A tall man emerged from the woods and came striding towards me across the grass. A rifle swung to and fro in his right hand as he walked. It was a repeating rifle, one of those inclusive successors of the fowling-piece, shot-pouch, powder-flask, cap-box, and wad-pocket of this tall man’s boyhood. The stride ended at my side, and the tall man and I spoke of the heat, the drought, and the approaching storm. Just as he was preparing to lope onwards down the ribbon road through the birches, I said:—
“I hear Merrill caught a bear Saturday, and brought it out at Piper’s.”
“That so? How big was it?”
“A small one, a two-year-old, probably. It was in one of his traps and he shot it.”
“Well, I’ve kept up with him this time. I shot one less than an hour ago, and he warn’t in any trap, either.”
I looked at the man wonderingly. There had been no unusual spark in his eye, flush on his bronzed cheek, or spring in his heavy step. He had not boasted, or even spoken of his achievement until I touched his pride by my tale of his rival’s success. Would he have gone home without telling me? I think so. Yet this meeting with a bear, alone, on the high ledges of Chocorua, had been one of the joys of this man’s life. Many a weary hour had he carried his magazine rifle over the ledges, treading softly, keeping eye and ear alert, hoping to see Bruin on his feeding-ground. A year before he had trapped and killed some of the great creatures; but shooting a beast caught in a forty-pound steel trap is tame sport compared with facing a free bear on the open ledges.
Before the hunter left me, we had arranged that soon after sunrise on the following morning he was to pass through my dooryard on his way to the spot where, under those black clouds, poor Bruin was lying dead.
The rage around Chocorua deepened. Boom, boom, of thunder rolled downward from the heights of storm. The peak was swept by masses of rain. Flash after flash lit up the darkening sky behind the grim mountain. Still the nearer forests lay at rest, waiting. Then a golden rift came in the western cloud-bank. One half of the storm rolled past us on the south, drenching Ossipee and Wolfborough, the other half on the north, soaking Conway and Fryeburg; we alone were dry.
The morning of the 13th of August was breathlessly hot.

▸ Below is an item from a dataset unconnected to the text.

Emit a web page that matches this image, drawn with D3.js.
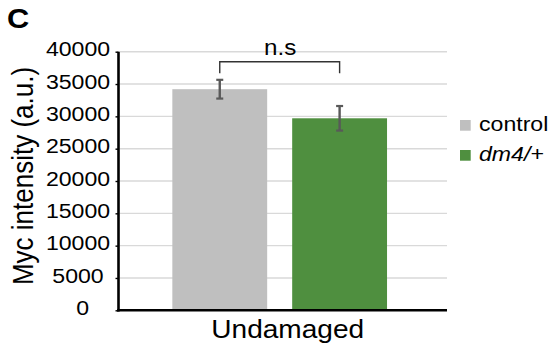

Even the hermit thrushes forgot to sing. A rattle of wheels brought me from breakfast to join the party organized to bring home the bear. A strong, sure-footed horse was drawing a farm wagon which had been the stand-by of an earlier generation, and which, therefore, was made of solid stuff. My tall friend and two of his hunting satellites were in it, and around them were strewn rifle, hatchet, ropes, empty grain-bags, and other apparatus to be used in bringing the dead brute down the mountain. My master of the horse, an alert and muscular Prince Edward Islander, stood by ready to march, so the word was given, and we five, some walking, some in the ancient wagon, started for the mountain.
For a quarter of a mile the road was good, winding through my pasture and belts of white birches. Then we turned from it and plowed through beds of brake and blackberry bushes dripping and glistening with dew. We might as well have waded waist deep in the lake, which would have been warmer though no more wet than that dew-deluged tangle. Next came a ravine filled with spruces, over which towered two immense canoe birches, at whose feet a cold spring bubbled in a sandy pool. The horse wound in and out among the trees, shaking from them showers of cold dew-drops. Small saplings and bushes bowed before the wagon and passed under its axles; large ones were bent away by strong hands, or hacked down. Sometimes the wheels locked against tree-trunks, bringing the horse to a sudden standstill, and almost throwing the passengers to the ground; and sometimes they sank into unseen hollows filled to the brim with ferns, making the wagon careen so that all its contents slid, or struggled not to slide, against its sinking side.